2. Extended Warranty
Many seniors may have learned well throughout adulthood that extended warranties on electronics are typically a waste of time and money. The odds of needing to use it are so low that it’s worth risking just having to replace the electronics in question. Smartphones are a glaring exception to this life wisdom. Just one skip of the fingers over hard concrete can send hundreds of dollars down the drain. This is one technology asset worth splurging on extra coverage for.
3. A Sturdy Case
A good case keeps the phone clean and free of scratches. They won’t make it bounce off the sidewalk, but they can make phone falls far less scary.

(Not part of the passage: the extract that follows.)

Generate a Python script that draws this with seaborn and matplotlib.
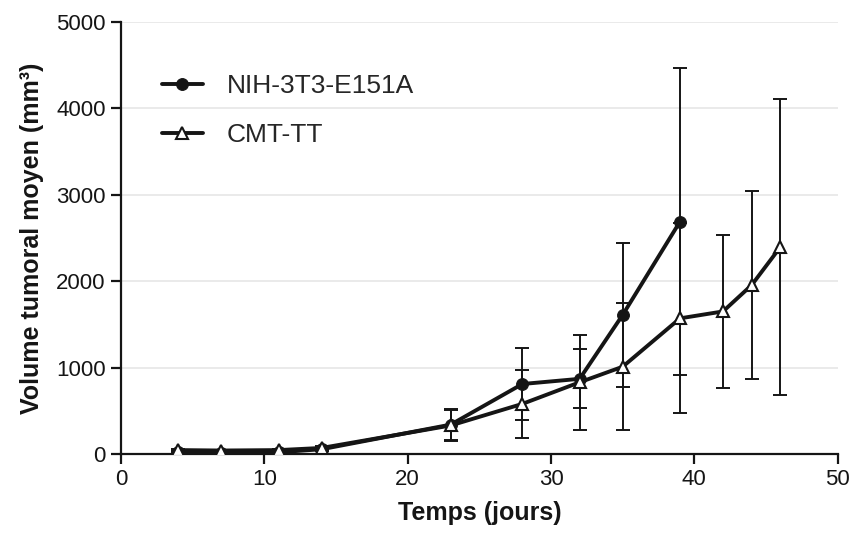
import numpy as np
import pandas as pd
import matplotlib
matplotlib.use('Agg')
import matplotlib.pyplot as plt
import seaborn as sns

# data
days_nih = [4, 7, 11, 14, 23, 28, 32, 35, 39]
vol_nih = [25, 15, 20, 55, 340, 810, 870, 1610, 2690]
sd_nih = [15, 10, 12, 20, 180, 420, 340, 835, 1780]

days_cmt = [4, 7, 11, 14, 23, 28, 32, 35, 39, 42, 44, 46]
vol_cmt = [45, 40, 45, 70, 330, 580, 830, 1010, 1570, 1650, 1955, 2395]
sd_cmt = [15, 10, 12, 20, 180, 390, 550, 735, 1100, 885, 1090, 1715]

labels = ['NIH-3T3-E151A', 'CMT-TT']

df_nih = pd.DataFrame({'jour': days_nih, 'vol': vol_nih, 'sd': sd_nih})
df_cmt = pd.DataFrame({'jour': days_cmt, 'vol': vol_cmt, 'sd': sd_cmt})

sns.set_style('ticks')
plt.rcParams['font.family'] = ['Liberation Sans', 'DejaVu Sans']

fig = plt.figure(figsize=(8.53, 5.37), dpi=100)
ax = fig.add_axes([0.142, 0.1546, 0.840, 0.8044])

ink = '#151515'

# error bars first (behind the markers)
ax.errorbar(df_nih.jour, df_nih.vol, yerr=df_nih.sd, fmt='none', ecolor=ink,
            elinewidth=1.4, capsize=5, capthick=1.4, zorder=2)
ax.errorbar(df_cmt.jour, df_cmt.vol, yerr=df_cmt.sd, fmt='none', ecolor=ink,
            elinewidth=1.4, capsize=5, capthick=1.4, zorder=2)

sns.lineplot(data=df_nih, x='jour', y='vol', ax=ax, color=ink, lw=2.8,
             marker='o', markersize=8.5, markeredgecolor=ink, markerfacecolor=ink,
             label=labels[0], zorder=3)
sns.lineplot(data=df_cmt, x='jour', y='vol', ax=ax, color=ink, lw=2.8,
             marker='^', markersize=8.5, markeredgecolor=ink, markeredgewidth=1.5,
             markerfacecolor='white', label=labels[1], zorder=3)

ax.set_xlim(0, 50)
ax.set_ylim(0, 5000)
ax.set_xticks([0, 10, 20, 30, 40, 50])
ax.set_yticks([0, 1000, 2000, 3000, 4000, 5000])
ax.yaxis.grid(True, color='#e6e6e6', lw=1.2, zorder=0)
ax.set_axisbelow(True)

sns.despine(ax=ax)
for s in ['left', 'bottom']:
    ax.spines[s].set_linewidth(1.6)
    ax.spines[s].set_color(ink)
ax.tick_params(axis='both', direction='out', length=7, width=1.6, color=ink,
               labelsize=16, labelcolor=ink, pad=4)

ax.set_xlabel('Temps (jours)', fontsize=18, fontweight='bold', color=ink, labelpad=8)
ax.set_ylabel('Volume tumoral moyen (mm³)', fontsize=18, fontweight='bold', color=ink, labelpad=9)

ax.legend(loc='upper left', bbox_to_anchor=(0.057, 0.88), frameon=False,
          fontsize=19, handlelength=1.55, handletextpad=0.9, labelspacing=0.95,
          borderpad=0, borderaxespad=0)

fig.savefig('out.png', dpi=100)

Many phones are water-resistant but not necessarily waterproof. Know the difference so you can know how close you can get the phone to the ocean or pool and get pictures of the grandkids splashing.
5. Fingerprint Access
Many seniors are unfortunately scam victims. While fingerprint access to unlock a smartphone can be incredibly convenient and spare someone from remembering and constantly typing in a passcode, it can also mean someone unscrupulous can use an unconscious senior’s finger to unlock their phone when they’re not looking.
Finding Good Cell Phone Plans For Older Americans
Not all phones can be used with every carrier, although most of them can. Choosing a cell phone plan isn’t as big a decision as choosing the actual phone, considering they’re usually easier and cheaper to replace.

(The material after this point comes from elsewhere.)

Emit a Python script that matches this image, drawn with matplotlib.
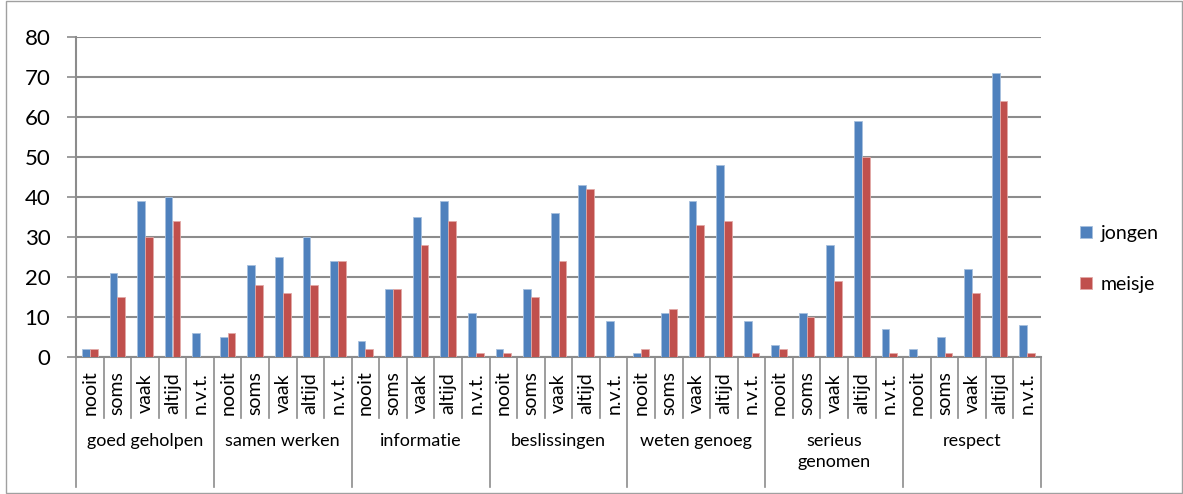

Still, there are several factors to take into consideration:
If you or the senior you care for sticks to a relatively confined area or community, then a local network might make sense over paying for a national network. Then again, anyone traveling a lot might want to know they get a strong signal everywhere.
Some seniors still do most of their talking on a landline, so a cell plan can be pretty minimal to preserve their fixed retirement income. Alternatively, some seniors might wind up taking to their phones so much that hitting data caps early each month could get very frustrating.

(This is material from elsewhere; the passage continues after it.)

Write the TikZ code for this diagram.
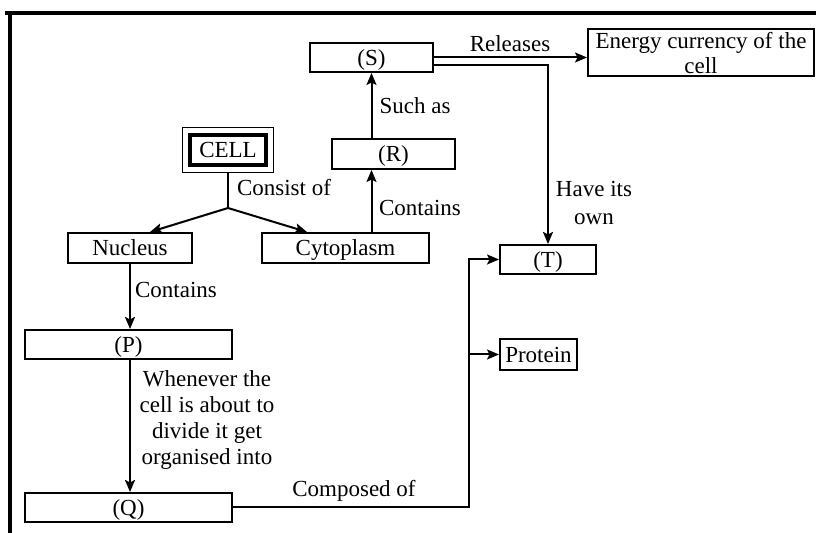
\documentclass[tikz,border=0pt]{standalone}
\usepackage{fontspec}
\setmainfont{Liberation Serif}
\usetikzlibrary{arrows.meta,calc}
\begin{document}
\begin{tikzpicture}[x=0.5pt,y=-0.5pt,
  font=\fontsize{11.5}{13}\selectfont,
  box/.style={draw,line width=1pt,inner sep=1pt,align=center,text depth=0pt},
  conn/.style={line width=1pt},
  arr/.style={conn,-{Stealth[length=6pt,width=5pt,inset=1.2pt]}},
  lbl/.style={inner sep=0pt,align=center}]
\useasboundingbox (0,0) rectangle (816,533);
% frame
\draw[line width=2pt] (5,13) -- (816,13);
\draw[line width=2pt] (9.5,12) -- (9.5,533);
% boxes
\node[box,minimum width=113pt,minimum height=23.5pt,inner sep=0pt,font=\fontsize{11.5}{12.5}\selectfont] (E) at (701,52.5) {Energy currency of the\\cell};
\node[box,minimum width=61.5pt,minimum height=14.5pt] (S) at (371.5,57.5) {(S)};
\node[box,minimum width=61.5pt,minimum height=15pt] (R) at (393.5,154) {(R)};
\node[draw,line width=1.6pt,minimum width=38pt,minimum height=15pt,inner sep=1pt,text depth=0pt] (CELL) at (228,150) {CELL};
\draw[line width=0.6pt] ($(CELL.north west)+(-6,-6)$) rectangle ($(CELL.south east)+(6,6)$);
\node[box,minimum width=62pt,minimum height=15pt] (N) at (130,248) {Nucleus};
\node[box,minimum width=83.5pt,minimum height=15pt] (C) at (345.5,248) {Cytoplasm};
\node[box,minimum width=103.5pt,minimum height=14.5pt] (P) at (128.5,344.5) {(P)};
\node[box,minimum width=103.5pt,minimum height=14.5pt] (Q) at (128.5,507.5) {(Q)};
\node[box,minimum width=48pt,minimum height=14.5pt] (T) at (548,259.5) {(T)};
\node[box,minimum width=38.5pt,minimum height=15.5pt,inner sep=0.5pt] (Pr) at (538.5,354.5) {Protein};
% junction and bus
\coordinate (J) at (228,208);
\coordinate (bus) at (469,0);
% connectors
\draw[conn] ($(CELL.south)+(0,6)$) -- (J);
\draw[arr] (J) -- ([xshift=10pt]N.north);
\draw[arr] (J) -- ([xshift=-19.25pt]C.north);
\draw[arr] (C.north -| S.south) -- (R.south -| S.south);
\draw[arr] (R.north -| S.south) -- (S.south);
\draw[arr] (S.east) -- (S.east -| E.west);
\draw[arr] ([yshift=-3.75pt]S.east) -| (T.north);
\draw[arr] (N.south) -- (N.south |- P.north);
\draw[arr] (N.south |- P.south) -- (N.south |- Q.north);
\draw[arr] (Q.east) -- (Q.east -| bus) -- (T.west -| bus) -- (T.west);
\draw[arr] (Pr.west -| bus) -- (Pr.west);
% labels
\node[lbl] (l1) at (510,44) {Releases};
\node[lbl] (l2) at (415,106) {Such as};
\node[lbl] (l3) at (420,208) {Contains};
\node[lbl] (l4) at (284,188) {Consist of};
\node[lbl] (l5) at (176,290) {Contains};
\node[lbl,font=\fontsize{11.5}{13}\selectfont] (l6) at (207,420) {Whenever the\\cell is about to\\divide it get\\organised into};
\node[lbl,font=\fontsize{11.5}{14}\selectfont] (l7) at (594,203) {Have its\\own};
\node[lbl] (l8) at (354,491) {Composed of};
\end{tikzpicture}
\end{document}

Technology Use Among Seniors
Older citizens are warming up to new technology. Still, they usually don’t fully embrace new devices, and many are worried about online privacy issues.
Still, just over half of seniors bought some kind of technology in the previous year. Smartphones were the dominant purchases, accounting for nearly a quarter of all the categorized transactions.
The rates at which seniors use wearable and smartphone technology paces roughly the same as younger adults. However, they rarely employ the full power and potential of the technology they buy.
Smartphones have been gaining ground among the senior generation. Six years ago, 80 percent of younger Americans owned smartphones, compared to only 50 percent of those older than 50.
However, modern smartphone use is up to 56 percent for those in their 50s and 80 percent for those in their 60s. In fact, those in their 70s and higher still have smartphones nearly two-thirds of the time.
Younger users are more likely to find their smartphones integral to their daily life, whereas seniors rely on them for basics like social media, online searching, directions, and email.
Concerns And Benefits
Older Americans do worry about smart technology maintaining their security and privacy. High confidence in this is less than 10 percent.
Having said that, there are many benefits for older Americans with smartphones. They include but are not limited to health and wellness benefits and being able to build or maintain social connections from anywhere.
Smartphones are ubiquitous in modern life. The 10 easiest smartphones for the elderly presented here should make life easier and safer for senior users.
However, they should also make things easier for caregivers looking to keep tabs on their older loved ones. Use these features and suggestions to find the right phone for your golden years or the elder you care for in your life.